As TPM reported earlier, CNBC's Jim Cramer tweeted on Tuesday morning that his father — a World War II veteran named Ken — would lose the ability to vote under the state voter ID law because he "does not drive, he is elderly, and can't prove his citizenship."
Less than seven hours later, the "Mad Money" host tweeted that authorities with Pennsylvania's transportation office "came directly to the rescue" of his father.
So how did it happen so fast? Needless to say, the reach of the younger Cramer, who has more than a half million Twitter followers and a net worth reportedly in the tens of millions of dollars, had a lot to do with it.
Jan McKnight of the Pennsylvania Department of Transporation told TPM that a fellow staffer alerted her to Cramer's tweet with an email. McKnight was then able to contact Cramer's publicist. The publicist gave Cramer's family a phone number for McKnight.
"I can't go into the details because of privacy issues, but we were able to help him," McKnight told TPM. She also said she has helped other people get IDs after reading accounts of their struggles in the news.

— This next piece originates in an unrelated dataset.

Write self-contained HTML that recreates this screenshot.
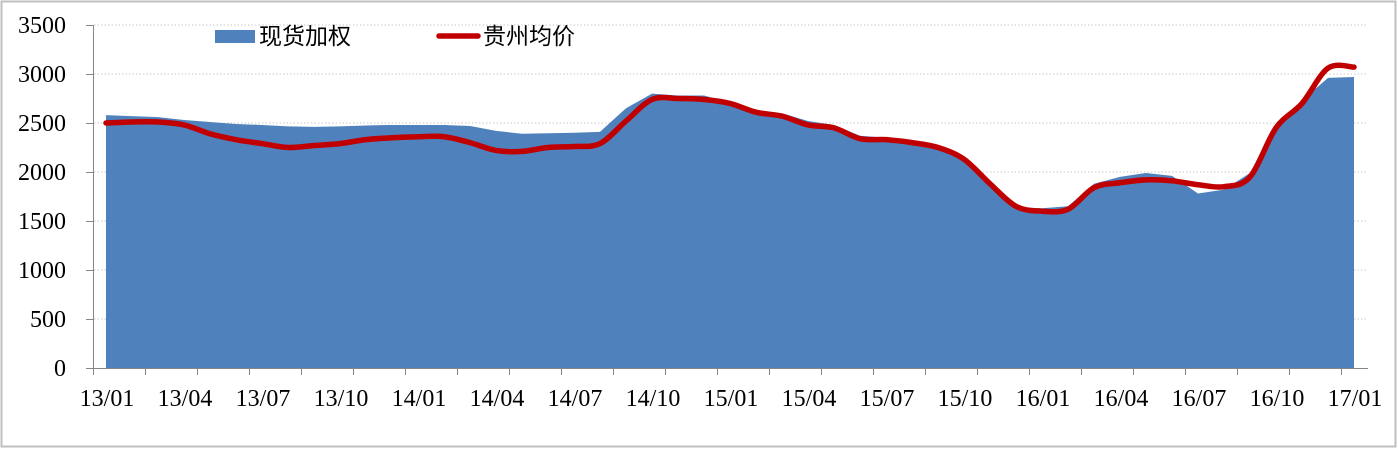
<!DOCTYPE html>
<html><head><meta charset="utf-8"><style>
html,body{margin:0;padding:0;background:#fff;}
svg{display:block;}
text{font-family:"Liberation Serif","Noto Serif CJK SC",serif;}
</style></head><body>
<svg id="c" width="1398" height="449" xmlns="http://www.w3.org/2000/svg">
<rect x="1.5" y="1.5" width="1394" height="445" fill="#fff" stroke="#bfbfbf" stroke-width="2"/>
<g id="grid"></g>
<path id="area" fill="#4F81BD"/>
<path id="line" fill="none" stroke="#C00000" stroke-width="5.5" stroke-linecap="round" stroke-linejoin="round"/>
<g id="axes" stroke="#868686" stroke-width="1"></g>
<g id="labels" font-size="24" fill="#000"></g>
<rect x="215" y="30" width="40" height="13" fill="#4F81BD"/>
<text x="259" y="44" font-size="23" style="font-family:'Liberation Sans','Noto Sans CJK SC',sans-serif">现货加权</text>
<line x1="439" y1="36" x2="478" y2="36" stroke="#C00000" stroke-width="5.5" stroke-linecap="round"/>
<text x="483" y="44" font-size="23" style="font-family:'Liberation Sans','Noto Sans CJK SC',sans-serif">贵州均价</text>
</svg>
<script>
var A=[2580,2570,2560,2530,2510,2490,2480,2465,2460,2465,2475,2480,2480,2480,2470,2420,2390,2395,2400,2410,2650,2800,2780,2780,2710,2630,2600,2520,2480,2370,2350,2320,2270,2160,1900,1640,1630,1650,1880,1950,1990,1960,1780,1820,1990,2500,2730,2960,2970];
var L=[2500,2510,2510,2480,2390,2330,2290,2250,2270,2290,2330,2350,2360,2360,2300,2220,2210,2250,2260,2290,2520,2740,2750,2740,2700,2610,2570,2480,2450,2340,2330,2300,2250,2130,1880,1650,1600,1620,1840,1890,1920,1910,1870,1850,1950,2450,2700,3060,3070];
function X(i){return 106+26*i;}
function Y(v){return 368-v*0.098;}
var ns="http://www.w3.org/2000/svg";
function el(t,a,p){var e=document.createElementNS(ns,t);for(var k in a)e.setAttribute(k,a[k]);p.appendChild(e);return e;}
var g=document.getElementById('grid');
for(var v=500;v<=3500;v+=500){el('line',{x1:94,x2:1368,y1:Y(v),y2:Y(v),stroke:'#c8c8c8','stroke-width':1,'stroke-dasharray':'1.5,2'},g);}
var d='M'+X(0)+','+Y(0);
for(var i=0;i<A.length;i++)d+=' L'+X(i)+','+Y(A[i]);
d+=' L'+X(A.length-1)+','+Y(0)+' Z';
document.getElementById('area').setAttribute('d',d);
var p=L.map(function(v,i){return [X(i),Y(v)];});
var s='M'+p[0][0]+','+p[0][1];
for(var i=0;i<p.length-1;i++){var p0=p[Math.max(0,i-1)],p1=p[i],p2=p[i+1],p3=p[Math.min(p.length-1,i+2)];var t=1/6;
s+=' C'+(p1[0]+(p2[0]-p0[0])*t)+','+(p1[1]+(p2[1]-p0[1])*t)+' '+(p2[0]-(p3[0]-p1[0])*t)+','+(p2[1]-(p3[1]-p1[1])*t)+' '+p2[0]+','+p2[1];}
document.getElementById('line').setAttribute('d',s);
var ax=document.getElementById('axes');
el('line',{x1:93.5,x2:93.5,y1:25,y2:368},ax);
el('line',{x1:86,x2:1368,y1:368.5,y2:368.5},ax);
for(var v=0;v<=3500;v+=500)el('line',{x1:86,x2:93,y1:Y(v)+0.5,y2:Y(v)+0.5},ax);
for(var k=0;k<=24;k++){var x=93.5+52*k;el('line',{x1:x,x2:x,y1:368,y2:375},ax);}
var lb=document.getElementById('labels');
for(var v=0;v<=3500;v+=500){var t=el('text',{x:66,y:Y(v)+8,'text-anchor':'end'},lb);t.textContent=v;}
var names=['13/01','13/04','13/07','13/10','14/01','14/04','14/07','14/10','15/01','15/04','15/07','15/10','16/01','16/04','16/07','16/10','17/01'];
for(var k=0;k<names.length;k++){var t=el('text',{x:X(3*k)+1,y:406,'text-anchor':'middle'},lb);t.textContent=names[k];}
</script>
</body></html>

McKnight said the agency recently began offering a "safety net" form of photo identification, which is given to voters lack a birth certificate but have a Social Security number. The agency issued 472 of those IDs from the first day they were available on Aug. 27 through Sept. 7. PennDOT's Philadelphia branch alone issued 286 of them.
Besides transportation officials, a congressional staffer also reached out to Cramer on Tuesday and offered to help the cable host's father. The staffer never got a response. But he later said the case was another example of the problems created by the rush to enact restrictive voting laws.
"Cases like Mr. Cramer's show that ID laws are about disenfranchising eligible voters, not preventing fraud," staffer Gregory Abbott told TPM. "Many don't yet realize that its affecting them or someone they know."
Abbott works for Democrats in the House Administration Committee. He said even Rep. Bob Brady (D-PA), the ranking Democrat on the committee, had trouble getting adequate photo identification for one if the congressman's own parents.
Pennsylvania's voter ID law was upheld by a Republican judge last month. It will go before the state Supreme Court on Thursday. Justice Department officials are also investigating whether the law is discriminatory under the Voting Rights Act.
The state has admitted that more than 750,000 registered voters lack an adequate form of state-issued photo identification. That number grows when registered voters with expired licenses are included. Pennsylvania has been running an educational campaign to inform voters of the new identification requirements, a push that includes an ad tying photo identification to patriotism.